- What is asked -
Go through the material below and copy all lines with "this".

★ ★ ★ ★

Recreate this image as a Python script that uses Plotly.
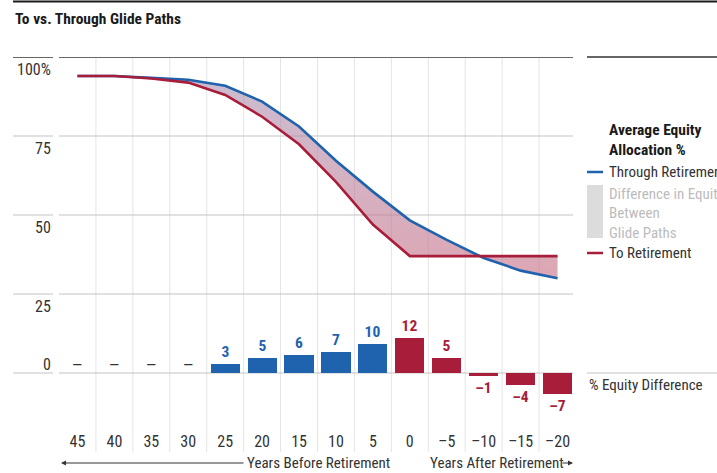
import plotly.graph_objects as go

# ---- data -------------------------------------------------------------
years = [45, 40, 35, 30, 25, 20, 15, 10, 5, 0, -5, -10, -15, -20]
tick_labels = [str(y) if y >= 0 else "–" + str(-y) for y in years]

through_retirement = [94.0, 94.0, 93.4, 92.8, 90.9, 85.9, 78.0, 67.2, 57.4, 48.3, 42.1, 36.4, 32.4, 30.0]
to_retirement = [94.0, 94.0, 93.2, 91.9, 88.0, 81.1, 72.4, 60.5, 47.0, 37.0, 37.0, 37.0, 37.0, 37.0]
equity_difference = [0, 0, 0, 0, 3, 5, 6, 7, 10, 12, 5, -1, -4, -7]

y_ticks = [0, 25, 50, 75, 100]

# ---- styling ----------------------------------------------------------
FONT = "Liberation Sans Narrow, Arial Narrow, Roboto Condensed, sans-serif"
BLUE = "#1f62ad"
RED = "#a81d3a"
DARK = "#333333"
GRID = "#c4c4c4"
VGRID = "#e4e4e4"

W, H = 717, 473
PL, PR, PT, PB = 59, 576, 57, 430          # plot area in pixels
LINE_PX = 3.16                               # pixels per % for glide paths
BAR_PX = 2.95                                # pixels per % for difference bars
ZERO_PX = 373                                # pixel row of the 0 line


def fx(px):
    return (px - PL) / (PR - PL)


def fy(py):
    return (PB - py) / (PB - PT)


xs = list(range(len(years)))

fig = go.Figure()

# glide paths with the shaded gap between them
fig.add_trace(go.Scatter(
    x=xs, y=through_retirement, mode="lines",
    line=dict(color=BLUE, width=2.6), hoverinfo="skip", showlegend=False,
))
fig.add_trace(go.Scatter(
    x=xs, y=to_retirement, mode="lines", fill="tonexty",
    fillgradient=dict(
        type="vertical", start=30, stop=94,
        colorscale=[[0, "rgba(200,112,134,0.62)"], [1, "rgba(172,148,180,0.62)"]],
    ),
    line=dict(color=RED, width=2.6), hoverinfo="skip", showlegend=False,
))

# difference bars
bar_colors = [BLUE if y > 0 else RED for y in years]
bar_text = ["" if v == 0 else (str(v) if v > 0 else "–" + str(-v)) for v in equity_difference]

fig.add_trace(go.Bar(
    x=xs, y=equity_difference, yaxis="y2", width=0.79,
    marker=dict(color=bar_colors, line=dict(width=0)),
    text=bar_text, textposition="outside", cliponaxis=False,
    textfont=dict(family=FONT, size=15.5, color=bar_colors, weight="bold"),
    hoverinfo="skip", showlegend=False,
))

shapes = []
annotations = []

# zero-difference markers sit on the baseline
for x, v in zip(xs, equity_difference):
    if v == 0:
        annotations.append(dict(
            text="—", xref="x", yref="y2", x=x, y=v, yanchor="middle", yshift=8,
            showarrow=False, font=dict(family=FONT, size=15, color=DARK),
        ))

# vertical separators between year columns
for i in range(len(years) - 1):
    shapes.append(dict(type="line", xref="x", yref="paper", x0=i + 0.5, x1=i + 0.5,
                       y0=fy(452), y1=1, line=dict(color=VGRID, width=1), layer="below"))

# horizontal rules and y labels
for v in y_ticks:
    col = "#666666" if v == 100 else GRID
    wid = 1.8 if v == 100 else 1.2
    for a, b in [(13, 53), (59, 573)]:
        shapes.append(dict(type="line", xref="paper", yref="y", x0=fx(a), x1=fx(b),
                           y0=v, y1=v, line=dict(color=col, width=wid), layer="below"))
    annotations.append(dict(
        text="100%" if v == 100 else str(v), xref="paper", yref="y",
        x=fx(53), y=v, xanchor="right", yanchor="middle",
        yshift=9 if v == 0 else -12.5, showarrow=False,
        font=dict(family=FONT, size=16, color=DARK),
    ))

# right-hand panel rules
shapes.append(dict(type="line", xref="paper", yref="paper", x0=fx(587), x1=fx(717),
                   y0=1, y1=1, line=dict(color="#666666", width=1.8)))
shapes.append(dict(type="line", xref="paper", yref="paper", x0=fx(587), x1=fx(717),
                   y0=fy(ZERO_PX), y1=fy(ZERO_PX), line=dict(color=GRID, width=1.2)))
# header rule
shapes.append(dict(type="line", xref="paper", yref="paper", x0=fx(13), x1=fx(720),
                   y0=fy(1.5), y1=fy(1.5), line=dict(color="#1a1a1a", width=2)))

annotations.append(dict(
    text="<b>To vs. Through Glide Paths</b>", xref="paper", yref="paper",
    x=fx(13), y=fy(19), xanchor="left", yanchor="middle", showarrow=False,
    font=dict(family=FONT, size=15.5, color="#1a1a1a"),
))

# legend block
annotations.append(dict(
    text="<b>Average Equity<br>Allocation %</b>", xref="paper", yref="paper",
    x=fx(607), y=fy(140), xanchor="left", yanchor="middle", align="left",
    showarrow=False, font=dict(family=FONT, size=15.5, color="#1a1a1a"),
))
shapes.append(dict(type="line", xref="paper", yref="paper", x0=fx(587), x1=fx(603),
                   y0=fy(172), y1=fy(172), line=dict(color=BLUE, width=2.5)))
annotations.append(dict(
    text="Through Retirement", xref="paper", yref="paper", x=fx(607), y=fy(172),
    xanchor="left", yanchor="middle", showarrow=False,
    font=dict(family=FONT, size=15, color=DARK),
))
shapes.append(dict(type="rect", xref="paper", yref="paper", x0=fx(587), x1=fx(603),
                   y0=fy(238), y1=fy(185), fillcolor="#dcdcdc", line=dict(width=0)))
for txt, py in [("Difference in Equity", 194), ("Between", 213), ("Glide Paths", 233)]:
    annotations.append(dict(
        text=txt, xref="paper", yref="paper", x=fx(607), y=fy(py),
        xanchor="left", yanchor="middle", showarrow=False,
        font=dict(family=FONT, size=15, color="#bcbcbc"),
    ))
shapes.append(dict(type="line", xref="paper", yref="paper", x0=fx(587), x1=fx(603),
                   y0=fy(253), y1=fy(253), line=dict(color=RED, width=2.5)))
annotations.append(dict(
    text="To Retirement", xref="paper", yref="paper", x=fx(607), y=fy(253),
    xanchor="left", yanchor="middle", showarrow=False,
    font=dict(family=FONT, size=15, color=DARK),
))
annotations.append(dict(
    text="% Equity Difference", xref="paper", yref="paper", x=fx(587), y=fy(385),
    xanchor="left", yanchor="middle", showarrow=False,
    font=dict(family=FONT, size=15, color=DARK),
))

# timeline captions with arrows
annotations.append(dict(
    text="Years Before Retirement", xref="paper", yref="paper", x=fx(392), y=fy(463),
    xanchor="right", yanchor="middle", showarrow=False,
    font=dict(family=FONT, size=15, color=DARK),
))
annotations.append(dict(
    text="Years After Retirement", xref="paper", yref="paper", x=fx(428), y=fy(463),
    xanchor="left", yanchor="middle", showarrow=False,
    font=dict(family=FONT, size=15, color=DARK),
))
annotations.append(dict(
    text="", xref="paper", yref="paper", x=fx(61), y=fy(463), ax=184, ay=0,
    showarrow=True, arrowhead=2, arrowsize=1, arrowwidth=1, arrowcolor=DARK,
))
annotations.append(dict(
    text="", xref="paper", yref="paper", x=fx(573), y=fy(463), ax=-12, ay=0,
    showarrow=True, arrowhead=2, arrowsize=1, arrowwidth=1, arrowcolor=DARK,
))

y_lo = 100 - (PB - PT) / LINE_PX
fig.update_layout(
    width=W, height=H,
    margin=dict(l=PL, r=W - PR, t=PT, b=H - PB, pad=0),
    paper_bgcolor="white", plot_bgcolor="white",
    font=dict(family=FONT, size=15.5, color=DARK),
    showlegend=False,
    bargap=0,
    xaxis=dict(
        range=[-0.5, len(years) - 0.5], tickmode="array", tickvals=xs, ticktext=tick_labels,
        showgrid=False, zeroline=False, showline=False, ticks="",
        tickfont=dict(family=FONT, size=16, color=DARK), fixedrange=True,
    ),
    yaxis=dict(range=[y_lo, 100], visible=False, fixedrange=True),
    yaxis2=dict(range=[-(PB - ZERO_PX) / BAR_PX, (ZERO_PX - PT) / BAR_PX],
                overlaying="y", visible=False, fixedrange=True),
    shapes=shapes,
    annotations=annotations,
)

fig.write_html("out.html")
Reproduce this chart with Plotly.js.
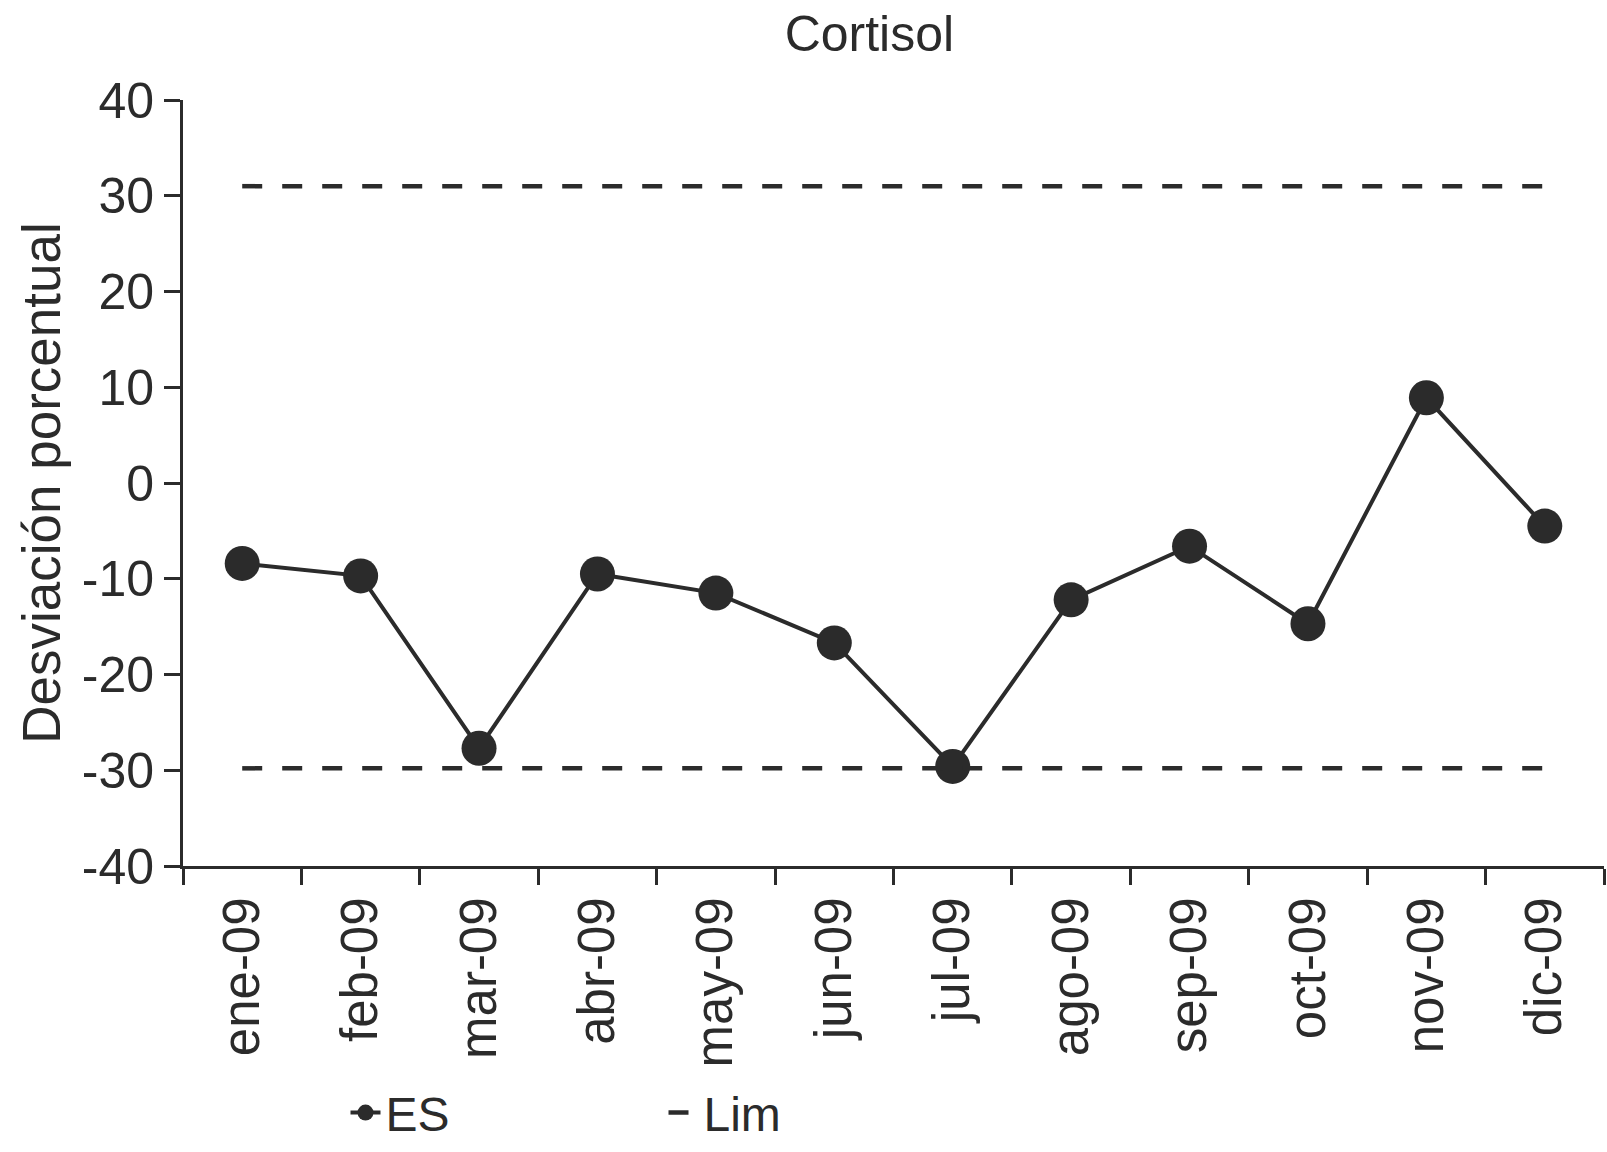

★ ★ ★ ★

- Complete output -
Recreate this image as a Python script that uses Plotly.
Reproduce this chart with Plotly.js.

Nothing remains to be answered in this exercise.